UM TALENTO QUE AFLORA NA LITERATURA
Terminei recentemente a leitura do ótimo livro “Au Noir”, autoria de Li Azevedo, narrando experiência da própria autora quando foi expulsa da Bélgica por tentar trabalhar ilegalmente naquele país. A própria temática – o encarceramento -, a narrativa direta, objetiva, sucinta, o olhar sagaz, crítico e sensível, ao narrar o próprio drama, remeteu-me à leitura que fiz há muitos anos do monumental Memórias do Cárcere, do mestre Graciliano Ramos. Li Azevedo, a exemplo de Graciliano, enfrentou o encarceramento de forma estóica, sem assumir postura de vítima ou tentar simplesmente culpar outros pelo próprio infortúnio, transformando a experiência em uma bela obra literária. A experiência de Li Azevedo, narrada de forma objetiva, direta, sensível e quase poética, reflete não só o drama vivido pela própria que, felizmente, terminou bem, mas o drama de muitos brasileiros que, diante das quase insuperáveis injustiças sociais do nosso país, tentam buscar oportunidade fora deste, especialmente nos Estado Unidos e Europa, quase sempre em atividades que os locais consideram indignas. Esse tipo de aventura muitas vezes termina de forma trágica, como foi o caso há algum tempo do mineiro Jean Charles, morto pela polícia londrina ao ser confundido com um terrorista.

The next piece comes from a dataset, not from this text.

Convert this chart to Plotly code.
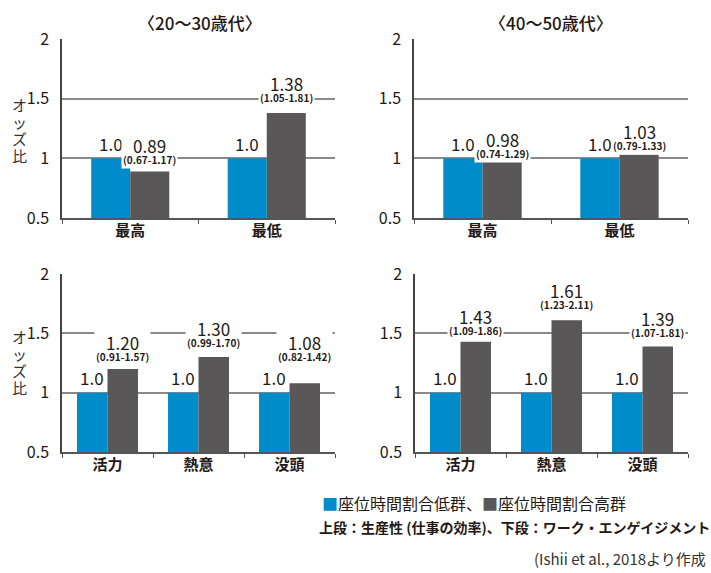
import plotly.graph_objects as go

# ---------------- data ----------------
cats_top = ["最高", "最低"]
cats_bottom = ["活力", "熱意", "没頭"]

low_top_2030 = [1.0, 1.0]
high_top_2030 = [0.89, 1.38]
ci_top_2030 = ["(0.67-1.17)", "(1.05-1.81)"]

low_top_4050 = [1.0, 1.0]
high_top_4050 = [0.98, 1.03]
ci_top_4050 = ["(0.74-1.29)", "(0.79-1.33)"]

low_bot_2030 = [1.0, 1.0, 1.0]
high_bot_2030 = [1.20, 1.30, 1.08]
ci_bot_2030 = ["(0.91-1.57)", "(0.99-1.70)", "(0.82-1.42)"]

low_bot_4050 = [1.0, 1.0, 1.0]
high_bot_4050 = [1.43, 1.61, 1.39]
ci_bot_4050 = ["(1.09-1.86)", "(1.23-2.11)", "(1.07-1.81)"]

y_tickvals = [0.5, 1, 1.5, 2]
y_ticktext = ["0.5", "1", "1.5", "2"]

titles = ["〈20～30歳代〉", "〈40～50歳代〉"]
legend_low = "座位時間割合低群"
legend_high = "座位時間割合高群"
note_line = "上段：生産性 (仕事の効率)、下段：ワーク・エンゲイジメント"
source_line = "(Ishii et al., 2018より作成"
y_title = "オッズ比"

# ---------------- style ----------------
W, H = 711, 573
BLUE = "#008bca"
GRAY = "#595757"
TXT = "#231815"
FONT = "Noto Sans CJK JP"

# label lift (px above the bar top) of the gray-bar labels, per panel
label_lift = [[10, 14], [6, 8], [11, 13, 25], [10, 14, 12]]


def px(x):
    return x / W


def py(y):
    return 1 - y / H


panels = [
    # (cats, low, high, ci, xdomain px, ydomain px, bar width)
    (cats_top, low_top_2030, high_top_2030, ci_top_2030, (62, 335), (39, 218), 0.286),
    (cats_top, low_top_4050, high_top_4050, ci_top_4050, (414, 688), (39, 218), 0.286),
    (cats_bottom, low_bot_2030, high_bot_2030, ci_bot_2030, (62, 335), (274, 452), 0.335),
    (cats_bottom, low_bot_4050, high_bot_4050, ci_bot_4050, (415, 688), (274, 452), 0.335),
]

fig = go.Figure()
annotations = []

for i, (cats, low, high, ci, xd, yd, w) in enumerate(panels):
    n = i + 1
    xa = "x" if n == 1 else f"x{n}"
    ya = "y" if n == 1 else f"y{n}"
    fig.add_trace(go.Bar(x=cats, y=low, width=w, offset=-w, marker_color=BLUE,
                         marker_line_width=0, xaxis=xa, yaxis=ya,
                         name=legend_low, showlegend=False))
    fig.add_trace(go.Bar(x=cats, y=high, width=w, offset=0, marker_color=GRAY,
                         marker_line_width=0, xaxis=xa, yaxis=ya,
                         name=legend_high, showlegend=False))
    xkey = "xaxis" if n == 1 else f"xaxis{n}"
    ykey = "yaxis" if n == 1 else f"yaxis{n}"
    fig.update_layout(**{
        xkey: dict(domain=[px(xd[0]), px(xd[1])], anchor=ya, type="category",
                   range=[-0.5, len(cats) - 0.5], showline=True, linecolor="#555",
                   linewidth=2, ticks="outside", tickson="boundaries", ticklen=4,
                   tickcolor="#555", tickwidth=1, showgrid=False, automargin=False,
                   ticklabelstandoff=-2,
                   tickfont=dict(family=FONT, size=15, color=TXT, weight="bold")),
        ykey: dict(domain=[py(yd[1]), py(yd[0])], anchor=xa, range=[0.5, 2],
                   tickvals=y_tickvals, ticktext=y_ticktext, showline=True,
                   linecolor="#444", linewidth=1.5, showgrid=True,
                   gridcolor="#8a8a8a", gridwidth=1.5, zeroline=False, ticks="",
                   ticklabelstandoff=8, automargin=False,
                   tickfont=dict(family=FONT, size=16, color=TXT)),
    })
    for j, c in enumerate(cats):
        annotations.append(dict(x=j - w / 2, y=low[j], xref=xa, yref=ya,
                                text=f"{low[j]:.1f}", showarrow=False,
                                yanchor="middle", yshift=15,
                                font=dict(family=FONT, size=17, color=TXT)))
        txt = (f"<span style='font-size:17px;font-weight:normal'>{high[j]:.2f}</span>"
               f"<br><span style='font-size:10px'>{ci[j]}</span>")
        annotations.append(dict(x=j + w / 2, y=high[j], xref=xa, yref=ya,
                                text=txt, showarrow=False,
                                yanchor="bottom", yshift=label_lift[i][j] - 8,
                                bgcolor="white", borderpad=1,
                                font=dict(family=FONT, size=8.5, color=TXT,
                                          weight="bold")))

# titles
for t, cx in zip(titles, [200, 551]):
    annotations.append(dict(x=px(cx), y=py(23), xref="paper", yref="paper",
                            text=t, showarrow=False, xanchor="center",
                            yanchor="middle",
                            font=dict(family=FONT, size=17, color=TXT,
                                      weight=500)))

# vertical y-axis titles (upright characters stacked)
vt = "<br>".join(f"<span style='font-size:15px'>{ch}</span>" for ch in y_title)
for yc in [130, 362]:
    annotations.append(dict(x=px(19), y=py(yc), xref="paper", yref="paper",
                            text=vt, showarrow=False, xanchor="center",
                            yanchor="middle",
                            font=dict(family=FONT, size=13, color="#333")))

# legend & notes
annotations.append(dict(
    x=px(320), y=py(503), xref="paper", yref="paper", xanchor="left",
    yanchor="middle", showarrow=False,
    text=(f"<span style='color:{BLUE}'>■</span>{legend_low}、"
          f"<span style='color:{GRAY}'>■</span>{legend_high}"),
    font=dict(family=FONT, size=16, color=TXT)))
annotations.append(dict(
    x=px(317), y=py(527), xref="paper", yref="paper", xanchor="left",
    yanchor="middle", showarrow=False, text=note_line,
    font=dict(family=FONT, size=14, color=TXT, weight="bold")))
annotations.append(dict(
    x=px(708), y=py(558), xref="paper", yref="paper", xanchor="right",
    yanchor="middle", showarrow=False, text=source_line,
    font=dict(family=FONT, size=15, color="#333")))

fig.update_layout(
    width=W, height=H, margin=dict(l=0, r=0, t=0, b=0),
    paper_bgcolor="white", plot_bgcolor="white",
    barmode="overlay", showlegend=False,
    annotations=annotations,
    font=dict(family=FONT, color=TXT),
)

fig.write_html("out.html")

Os tenebrosos muros do castelo onde Li Azevedo ficou encarcerada foram as lentes que ampliaram sua visão, permitindo-lhe enxergar com mais clareza os invisíveis muros mercantilistas, políticos, sociais e ideológicos que nos classificam, nos separaram, nos segregam, nos oprimem e, principalmente, nos dizimam.
*Gilberto Alves é policial civil, graduado em Filosofia.